In the entries below, print exactly the lines from the first through the one with "14, color: txt", both included, and none of the pictures.

[Source code of charts]
···

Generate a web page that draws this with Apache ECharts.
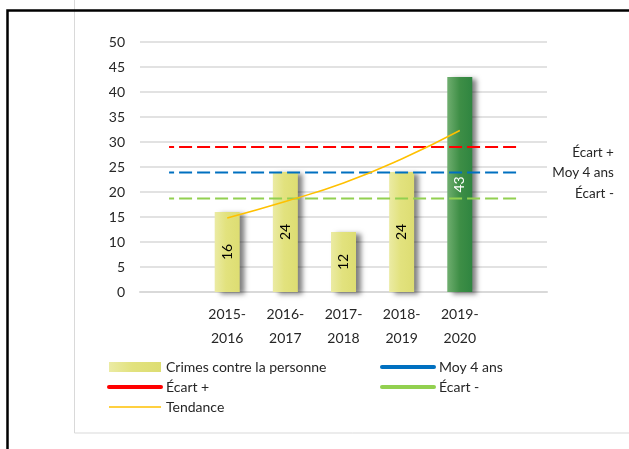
<!DOCTYPE html>
<html>
<head>
<meta charset="utf-8">
<script src="https://cdn.jsdelivr.net/npm/echarts@6/dist/echarts.min.js"></script>
<style>
html, body { margin: 0; padding: 0; background: #fff; }
#chart { width: 629px; height: 449px; }
</style>
</head>
<body>
<div id="chart"></div>
<script>
// categories: first and last slots stay empty (as in the original chart)
var categories = ['', '2015-\n2016', '2016-\n2017', '2017-\n2018', '2018-\n2019', '2019-\n2020', ''];
var crimes = [null, 16, 24, 12, 24, 43, null];
var tendance = [null, 14.8, 18.1, 21.8, 26.6, 32.3, null];
var moy4ans = 23.9;
var ecartPlus = 29.0;
var ecartMoins = 18.7;
var yTicks = [0, 50, 5]; // min, max, interval

(function () {
	var font = 'Lato, "Open Sans", sans-serif';
	var txt = '#262626';

	// reference line = same value on every slot
	function flat(v) {
		var out = [];
		for (var i = 0; i < categories.length; i++) out.push(v);
		return out;
	}

	var barData = crimes.map(function (v, i) {
		if (v == null) return null;
		if (i == 5) {
			return {
				value: v,
				itemStyle: {
					color: new echarts.graphic.LinearGradient(0, 0, 1, 0, [
						{ offset: 0, color: '#6FAE6F' },
						{ offset: 0.5, color: '#3E8E46' },
						{ offset: 1, color: '#2F8540' }
					])
				},
				label: { color: '#fff' }
			};
		}
		return v;
	});

	function refLine(name, value, color, dy) {
		return {
			name: name,
			type: 'line',
			data: flat(value),
			symbol: 'none',
			silent: true,
			lineStyle: { color: color, width: 2, type: [13, 5], dashOffset: 8 },
			itemStyle: { color: color },
			endLabel: {
				show: true,
				formatter: name,
				align: 'right',
				offset: [88, dy],
				fontFamily: font,
				fontSize: 13.5,
				color: txt
			},
			z: 3
		};
	}

	var solidLegend = { type: 'solid', width: 4, cap: 'round' };
	var noSymbol = { opacity: 0 };
	var legendText = { fontFamily: font, fontSize: 14, color: txt };

	var chart = echarts.init(document.getElementById('chart'));
	var option = {
		animation: false,
		graphic: [
			{ type: 'rect', shape: { x: 74.5, y: -5, width: 700, height: 438 }, style: { fill: 'none', stroke: '#D9D9D9', lineWidth: 1 }, z: -10 },
			{ type: 'rect', shape: { x: 7.5, y: 10.5, width: 700, height: 600 }, style: { fill: 'none', stroke: '#000', lineWidth: 2.5 }, z: -9 }
		],
		grid: {
			left: 140,
			right: 82,
			top: 42,
			bottom: 157
		},
		legend: [{
			left: 107,
			top: 360,
			padding: 0,
			orient: 'vertical',
			itemWidth: 52,
			itemHeight: 10,
			itemGap: 6,
			textStyle: legendText,
			data: [
				{ name: 'Crimes contre la personne', icon: 'rect' },
				{ name: 'Écart +', icon: 'inherit', lineStyle: solidLegend, itemStyle: noSymbol },
				{ name: 'Tendance', icon: 'inherit', lineStyle: { width: 1.5 }, itemStyle: noSymbol }
			]
		}, {
			left: 380,
			top: 360,
			padding: 0,
			orient: 'vertical',
			itemWidth: 52,
			itemHeight: 10,
			itemGap: 6,
			textStyle: legendText,
			data: [
				{ name: 'Moy 4 ans', icon: 'inherit', lineStyle: solidLegend, itemStyle: noSymbol },
				{ name: 'Écart -', icon: 'inherit', lineStyle: solidLegend, itemStyle: noSymbol }
			]
		}],
		xAxis: {
			type: 'category',
			data: categories,
			axisTick: { show: false },
			axisLine: { lineStyle: { color: '#D9D9D9', width: 2 } },
			axisLabel: {
				interval: 0,
				margin: 10,
				fontFamily: font,
				fontSize: 14,
				lineHeight: 24,
				color: txt
			}
		},
		yAxis: {
			type: 'value',
			min: yTicks[0],
			max: yTicks[1],
			interval: yTicks[2],
			axisLine: { show: false },
			axisTick: { show: false },
			splitLine: { lineStyle: { color: '#D9D9D9', width: 1.5 } },
			axisLabel: {
				margin: 15,
				fontFamily: font,
				fontSize: 14,
				color: txt
			}
		},
		series: [{
			name: 'Crimes contre la personne',
			type: 'bar',
			data: barData,
			barWidth: 25,
			itemStyle: {
				color: new echarts.graphic.LinearGradient(0, 0, 1, 0, [
					{ offset: 0, color: '#EBEBA4' },
					{ offset: 0.45, color: '#E2E27E' },
					{ offset: 1, color: '#DDDD72' }
				]),
				shadowColor: 'rgba(0,0,0,0.5)',
				shadowBlur: 5,
				shadowOffsetX: 5,
				shadowOffsetY: 2
			},
			label: {
				show: true,
				position: 'inside',
				rotate: 90,
				fontFamily: font,
				fontSize: 14,
				color: '#000'
			},
			z: 2
		},
			refLine('Écart +', ecartPlus, '#FF0000', 6),
			refLine('Moy 4 ans', moy4ans, '#0070C0', 0),
			refLine('Écart -', ecartMoins, '#92D050', -5),
		{
			name: 'Tendance',
			type: 'line',
			data: tendance,
			smooth: true,
			symbol: 'none',
			lineStyle: { color: '#FFC000', width: 1.5 },
			itemStyle: { color: '#FFC000' },
			z: 4
		}]
	};

	chart.setOption(option);

	window.addEventListener('resize', function () {
		chart.resize();
	});
})();
</script>
</body>
</html>
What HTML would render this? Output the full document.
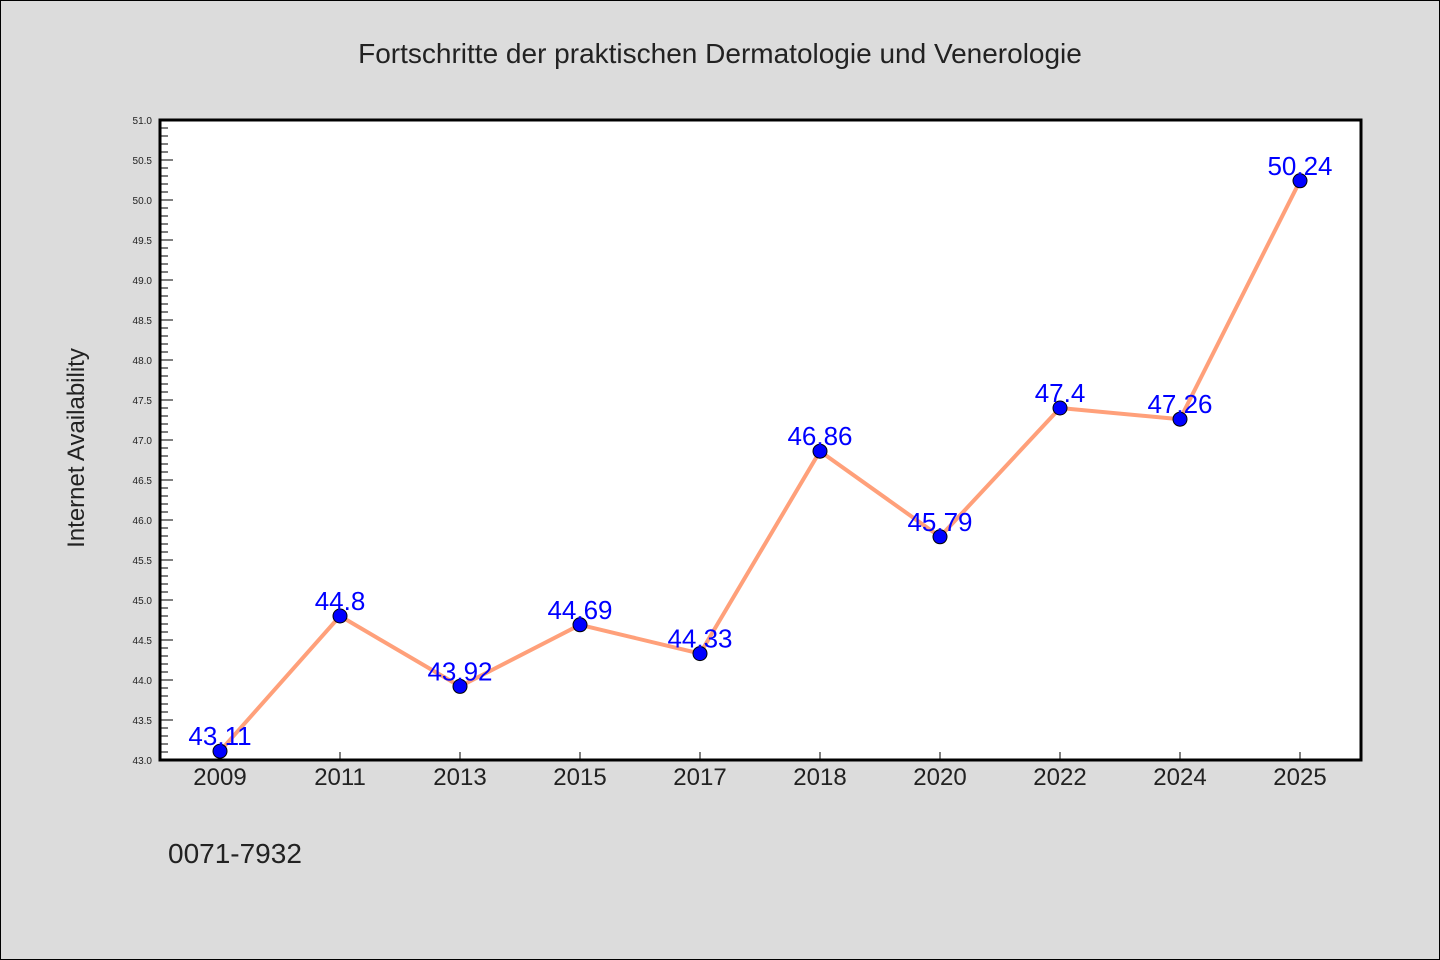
<!DOCTYPE html>
<html><head><meta charset="utf-8"><style>
body{margin:0;background:#dcdcdc;}
svg{display:block;font-family:"WenQuanYi Zen Hei","Liberation Sans",sans-serif;}
</style></head><body>
<svg id="c" width="1440" height="960">
<rect x="0.5" y="0.5" width="1439" height="959" fill="#dcdcdc" stroke="#000"/>
<text x="720" y="63" text-anchor="middle" font-size="28" fill="#222">Fortschritte der praktischen Dermatologie und Venerologie</text>
<rect x="160" y="120" width="1201" height="640" fill="#fff"/>
<text transform="translate(84,448) rotate(-90)" text-anchor="middle" font-size="24" fill="#222">Internet Availability</text>
<text x="168" y="863" font-size="28" fill="#222">0071-7932</text>
<g id="g"></g>
</svg>
<script>
const categories=["2009","2011","2013","2015","2017","2018","2020","2022","2024","2025"];
const values=[43.11,44.8,43.92,44.69,44.33,46.86,45.79,47.4,47.26,50.24];
const labels=["43.11","44.8","43.92","44.69","44.33","46.86","45.79","47.4","47.26","50.24"];
const yTicks=[43.0,43.5,44.0,44.5,45.0,45.5,46.0,46.5,47.0,47.5,48.0,48.5,49.0,49.5,50.0,50.5,51.0];
const NS="http://www.w3.org/2000/svg",g=document.getElementById('g');
const L=160,R=1361,T=120,B=760,yMin=43,yMax=51;
const y=v=>B-(v-yMin)/(yMax-yMin)*(B-T);
const x=i=>220+i*120;
function el(t,a,p){const e=document.createElementNS(NS,t);for(const k in a)e.setAttribute(k,a[k]);(p||g).appendChild(e);return e;}
for(let k=0;k<=80;k++){const v=yMin+k*0.1;const major=k%5==0;
 const t=el('line',{x1:L,x2:L+(major?13:8),y1:y(v),y2:y(v),stroke:'#000','stroke-width':1});
 }
yTicks.forEach(v=>{const t=el('text',{x:152,y:y(v)+4,'text-anchor':'end','font-size':10,fill:'#222'});t.textContent=v.toFixed(1);
 });
categories.forEach((c,i)=>{const tk=el('line',{x1:x(i),x2:x(i),y1:B,y2:B-8,stroke:'#000'});
 
 const t=el('text',{x:x(i),y:785,'text-anchor':'middle','font-size':24,fill:'#222'});t.textContent=c;
 });
const fr=el('rect',{x:L,y:T,width:R-L,height:B-T,fill:'none',stroke:'#000','stroke-width':3});

const ln=el('polyline',{points:values.map((v,i)=>x(i)+','+y(v)).join(' '),fill:'none',stroke:'#ffa07a','stroke-width':4,'stroke-linejoin':'round'});

values.forEach((v,i)=>{const p=el('circle',{cx:x(i),cy:y(v),r:7,fill:'#0000ff',stroke:'#000','stroke-width':1});
 
 const t=el('text',{x:x(i),y:y(v)-6,'text-anchor':'middle','font-size':26,fill:'#0000ff'});t.textContent=labels[i];
 });
</script>
</body></html>
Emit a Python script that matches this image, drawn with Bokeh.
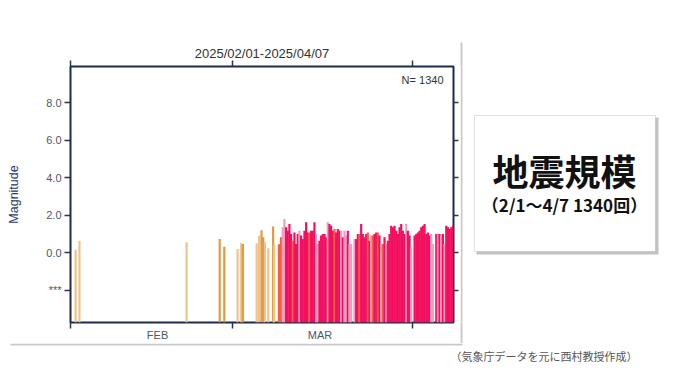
import pandas as pd
from bokeh.plotting import figure
from bokeh.layouts import row, column
from bokeh.models import Range1d, FixedTicker, LinearAxis, Label, BoxAnnotation, ColumnDataSource
from bokeh.embed import file_html
from bokeh.resources import INLINE

# ---------------- data ----------------
title_text = "2025/02/01-2025/04/07"
count_text = "N= 1340"
y_label = "Magnitude"
mag_ticks = [-2, 0, 2, 4, 6, 8]
mag_tick_labels = ["***", "0.0", "2.0", "4.0", "6.0", "8.0"]
month_starts = ["2025-02-01", "2025-03-01", "2025-04-01"]
month_label_dates = ["2025-02-16", "2025-03-16"]
month_names = ["FEB", "MAR"]
box_title = "地震規模"
box_sub = "（2/1～4/7 1340回）"
caption = "（気象庁データを元に西村教授作成）"

# sparse events (Feb - early Mar)
early_times = ["2025-02-01 21:00", "2025-02-02 13:00", "2025-02-21 00:00", "2025-02-26 17:00",
               "2025-02-27 12:00", "2025-03-01 19:00", "2025-03-02 10:00", "2025-03-02 17:00",
               "2025-03-05 02:00", "2025-03-05 12:00", "2025-03-05 22:00", "2025-03-06 05:00",
               "2025-03-06 12:00", "2025-03-07 02:00", "2025-03-07 22:00", "2025-03-08 02:00",
               "2025-03-08 22:00"]
early_mags = [0.15, 0.64, 0.55, 0.73, 0.32, 0.20, 0.52, 0.46, 0.50, 0.90, 1.20, 0.82,
              0.55, 0.23, 1.39, 0.43, 0.41]
early_cols = ["l", "l", "l", "o", "o", "l", "l", "o", "l", "l", "o", "o", "l", "l", "o", "l", "r"]

# dense swarm (from 9 Mar), sampled every 6.9 h; None = no event
dense_start = "2025-03-09 00:00"
dense_step_hours = 6.9
dense_mags = [0.46, 0.82, 1.35, 1.80, 1.35, 1.17, 1.53, 1.00, 0.64, 1.08,
              0.46, 1.00, 1.17, 0.91, 0.73, 1.17, 1.62, 1.08, 1.08, 1.17,
              1.17, 1.62, 1.00, 0.46, 0.64, 0.91, 1.00, 1.00, 0.82, 1.62,
              1.53, 1.44, 1.17, 1.26, 1.08, 1.26, 1.17, 1.17, 0.82, 1.17,
              0.91, 1.17, 0.46, 0.46, None, 0.73, 0.73, 1.00, 1.00, 1.53,
              1.00, 0.82, 1.00, 1.08, 0.64, 0.91, 0.91, 1.00, 1.08, 1.08,
              0.91, 0.46, 0.46, 0.82, 0.46, 0.64, 1.00, 1.44, 1.35, 1.44,
              1.17, 1.00, 1.35, 1.53, 1.17, 1.00, 1.53, 1.17, 0.91, 0.28,
              None, 0.91, 1.00, 1.08, 1.17, 1.35, 1.44, 1.53, 1.00, 1.08,
              0.91, 1.00, 0.46, None, 1.00, 1.00, 1.00, 0.91, 1.00, 0.46,
              1.44, 1.35, 1.26, 1.35, 1.44]
dense_cols = ("rrppccccrc" "ccpcccccrc" "ccppcccccp" "cccrcccpcp" "pcppxpccrc"
              "cccrcprccr" "cprcpccccc" "ccccccpccp" "xccccccccc" "cppxcpcpcp" "ccccc")

colour_map = {"o": "#E29A3D", "l": "#EFC28C", "r": "#F0613F", "c": "#F30F5F", "p": "#EE9DC0"}

# ---------------- build ----------------
def ms(s):
    return pd.Timestamp(s).value // 10**6

times, mags, cols = [], [], []
for t, m, c in zip(early_times, early_mags, early_cols):
    times.append(pd.Timestamp(t)); mags.append(m); cols.append(colour_map[c])
t0 = pd.Timestamp(dense_start)
for i, (m, c) in enumerate(zip(dense_mags, dense_cols)):
    if m is None:
        continue
    times.append(t0 + pd.Timedelta(hours=dense_step_hours * i)); mags.append(m); cols.append(colour_map[c])

src = ColumnDataSource(dict(t=times, m=mags, c=cols))

FONT = "Liberation Sans"
CJK = "Noto Sans CJK JP"
TICK_COL = "#2a3550"
LAB_COL = "#4d5868"
EDGE = "#cacaca"

TOP_H = 343
LEFT_W = 460
TOTAL_W = 672
TOTAL_H = 374
B_TOP = 66
B_BOT = 21
FRAME_BOTTOM = TOP_H - B_BOT   # 322 (canvas y)

p = figure(width=LEFT_W, height=TOP_H, x_axis_type="datetime", output_backend="svg", toolbar_location=None,
           x_range=Range1d(pd.Timestamp("2025-02-01"), pd.Timestamp("2025-04-08")),
           y_range=Range1d(-3.72, 9.92),
           min_border_left=70, min_border_right=7, min_border_top=B_TOP, min_border_bottom=B_BOT)
p.xgrid.visible = False
p.ygrid.visible = False
p.outline_line_color = "#1d2b4c"
p.outline_line_width = 2
p.background_fill_color = "white"
p.border_fill_color = "white"

p.title.text = title_text
p.title.align = "center"
p.title.text_font = FONT
p.title.text_font_size = "13px"
p.title.text_font_style = "normal"
p.title.text_color = "#333333"
p.title.standoff = 0

bar_w = dense_step_hours * 3600 * 1000 * 1.3
p.vbar(x="t", top="m", bottom=-5, width=bar_w, source=src, fill_color="c", line_color=None)

# bottom axis
xa = p.xaxis[0]
xa.ticker = FixedTicker(ticks=[ms(d) for d in month_label_dates], minor_ticks=[ms(d) for d in month_starts])
xa.major_label_overrides = {ms(d): n for d, n in zip(month_label_dates, month_names)}
xa.major_tick_out = 0
xa.major_tick_in = 0
xa.minor_tick_out = 6
xa.minor_tick_in = 0
xa.minor_tick_line_color = TICK_COL
xa.minor_tick_line_width = 1.5
xa.axis_line_color = None
xa.major_label_standoff = 0
xa.major_label_text_font = FONT
xa.major_label_text_font_size = "11px"
xa.major_label_text_color = LAB_COL

# top axis
ta = LinearAxis(ticker=FixedTicker(ticks=[ms(d) for d in month_starts]),
                major_label_overrides={ms(d): "" for d in month_starts},
                major_label_text_font_size="0px", major_label_standoff=0,
                major_tick_out=6, major_tick_in=0,
                major_tick_line_color=TICK_COL, major_tick_line_width=1.5, axis_line_color=None)
p.add_layout(ta, "above")

# left axis
ya = p.yaxis[0]
ya.ticker = FixedTicker(ticks=mag_ticks)
ya.major_label_overrides = {k: v for k, v in zip(mag_ticks, mag_tick_labels)}
ya.major_tick_out = 6
ya.major_tick_in = 0
ya.minor_tick_line_color = None
ya.major_tick_line_color = TICK_COL
ya.major_tick_line_width = 1.5
ya.axis_line_color = None
ya.major_label_standoff = 3
ya.major_label_text_font = FONT
ya.major_label_text_font_size = "11px"
ya.major_label_text_color = LAB_COL
ya.axis_label = y_label
ya.axis_label_text_font = FONT
ya.axis_label_text_font_size = "12.5px"
ya.axis_label_text_font_style = "normal"
ya.axis_label_text_color = "#1e3a66"
ya.axis_label_standoff = 22

# right axis
ra = LinearAxis(ticker=FixedTicker(ticks=mag_ticks),
                major_label_overrides={k: "" for k in mag_ticks},
                major_label_text_font_size="0px", major_label_standoff=0,
                major_tick_out=5, major_tick_in=0,
                major_tick_line_color=TICK_COL, major_tick_line_width=1.5, axis_line_color=None)
p.add_layout(ra, "right")

p.add_layout(Label(x=373, y=FRAME_BOTTOM - 79, x_units="screen", y_units="screen", text=count_text,
                   text_font=FONT, text_font_size="11px", text_color="#333333", text_align="right",
                   text_baseline="middle"))


def box(f, l, r, t, b, fill, line=None, lw=1):
    f.add_layout(BoxAnnotation(left=l, right=r, top=t, bottom=b, left_units="screen", right_units="screen",
                               top_units="screen", bottom_units="screen", fill_color=fill, fill_alpha=1,
                               line_color=line, line_width=lw))


def lab(f, x, y, text, size, color, font, align="center", style="normal"):
    f.add_layout(Label(x=x, y=y, x_units="screen", y_units="screen", text=text, text_font=font,
                       text_font_size=size, text_color=color, text_align=align, text_baseline="middle",
                       text_font_style=style))


# right panel (info box); same borders as p so frames coincide: frame = canvas y 66..322
RW = TOTAL_W - LEFT_W
q = figure(width=RW, height=TOP_H, output_backend="svg", toolbar_location=None,
           x_range=Range1d(0, RW), y_range=Range1d(0, 1), x_axis_type=None, y_axis_type=None,
           min_border_left=0, min_border_right=0, min_border_top=B_TOP, min_border_bottom=B_BOT)
q.outline_line_color = None
q.background_fill_color = "white"
q.border_fill_color = "white"
# panel right edge: inside frame as a box, above/below frame as long axis ticks
box(q, 0, 2, FRAME_BOTTOM - 66, 0, EDGE)
qt = LinearAxis(ticker=FixedTicker(ticks=[1]), major_label_overrides={1: ""}, major_label_text_font_size="0px",
                major_label_standoff=0, major_tick_out=24, major_tick_in=0, major_tick_line_color=EDGE,
                major_tick_line_width=2, axis_line_color=None)
q.add_layout(qt, "above")
qb = LinearAxis(ticker=FixedTicker(ticks=[1]), major_label_overrides={1: ""}, major_label_text_font_size="0px",
                major_label_standoff=0, major_tick_out=B_BOT, major_tick_in=0, major_tick_line_color=EDGE,
                major_tick_line_width=2, axis_line_color=None)
q.add_layout(qb, "below")
box(q, 16, 198, FRAME_BOTTOM - 117, FRAME_BOTTOM - 254, "#c2c2c2")  # info box shadow
box(q, 14, 195, FRAME_BOTTOM - 115, FRAME_BOTTOM - 251, "white", "#9a9a9a", 1)
lab(q, 104, FRAME_BOTTOM - 169, box_title, "36px", "#111111", CJK, style="bold")
lab(q, 104, FRAME_BOTTOM - 204, box_sub, "17px", "#111111", CJK, style="bold")

# bottom strip (panel bottom edge + caption)
BH = TOTAL_H - TOP_H
s = figure(width=TOTAL_W, height=BH, output_backend="svg", toolbar_location=None,
           x_range=Range1d(0, 1), y_range=Range1d(0, 1), x_axis_type=None, y_axis_type=None, min_border=0)
s.outline_line_color = None
s.background_fill_color = "white"
s.border_fill_color = "white"
box(s, 10, 462, BH, BH - 2, EDGE)
lab(s, 450, BH - 12, caption, "11px", "#555555", CJK, align="left")

layout = column(row(p, q), s)
open("out.html", "w").write(file_html(layout, INLINE))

···

● Full answer:
Generate a web page that draws this with Apache ECharts.
<!DOCTYPE html>
<html>
<head>
<meta charset="utf-8">
<script src="https://cdn.jsdelivr.net/npm/echarts@6/dist/echarts.min.js"></script>
<style>
html, body { margin: 0; padding: 0; background: #fff; }
#chart { width: 629px; height: 449px; }
</style>
</head>
<body>
<div id="chart"></div>
<script>
// categories: first and last slots stay empty (as in the original chart)
var categories = ['', '2015-\n2016', '2016-\n2017', '2017-\n2018', '2018-\n2019', '2019-\n2020', ''];
var crimes = [null, 16, 24, 12, 24, 43, null];
var tendance = [null, 14.8, 18.1, 21.8, 26.6, 32.3, null];
var moy4ans = 23.9;
var ecartPlus = 29.0;
var ecartMoins = 18.7;
var yTicks = [0, 50, 5]; // min, max, interval

(function () {
	var font = 'Lato, "Open Sans", sans-serif';
	var txt = '#262626';

	// reference line = same value on every slot
	function flat(v) {
		var out = [];
		for (var i = 0; i < categories.length; i++) out.push(v);
		return out;
	}

	var barData = crimes.map(function (v, i) {
		if (v == null) return null;
		if (i == 5) {
			return {
				value: v,
				itemStyle: {
					color: new echarts.graphic.LinearGradient(0, 0, 1, 0, [
						{ offset: 0, color: '#6FAE6F' },
						{ offset: 0.5, color: '#3E8E46' },
						{ offset: 1, color: '#2F8540' }
					])
				},
				label: { color: '#fff' }
			};
		}
		return v;
	});

	function refLine(name, value, color, dy) {
		return {
			name: name,
			type: 'line',
			data: flat(value),
			symbol: 'none',
			silent: true,
			lineStyle: { color: color, width: 2, type: [13, 5], dashOffset: 8 },
			itemStyle: { color: color },
			endLabel: {
				show: true,
				formatter: name,
				align: 'right',
				offset: [88, dy],
				fontFamily: font,
				fontSize: 13.5,
				color: txt
			},
			z: 3
		};
	}

	var solidLegend = { type: 'solid', width: 4, cap: 'round' };
	var noSymbol = { opacity: 0 };
	var legendText = { fontFamily: font, fontSize: 14, color: txt };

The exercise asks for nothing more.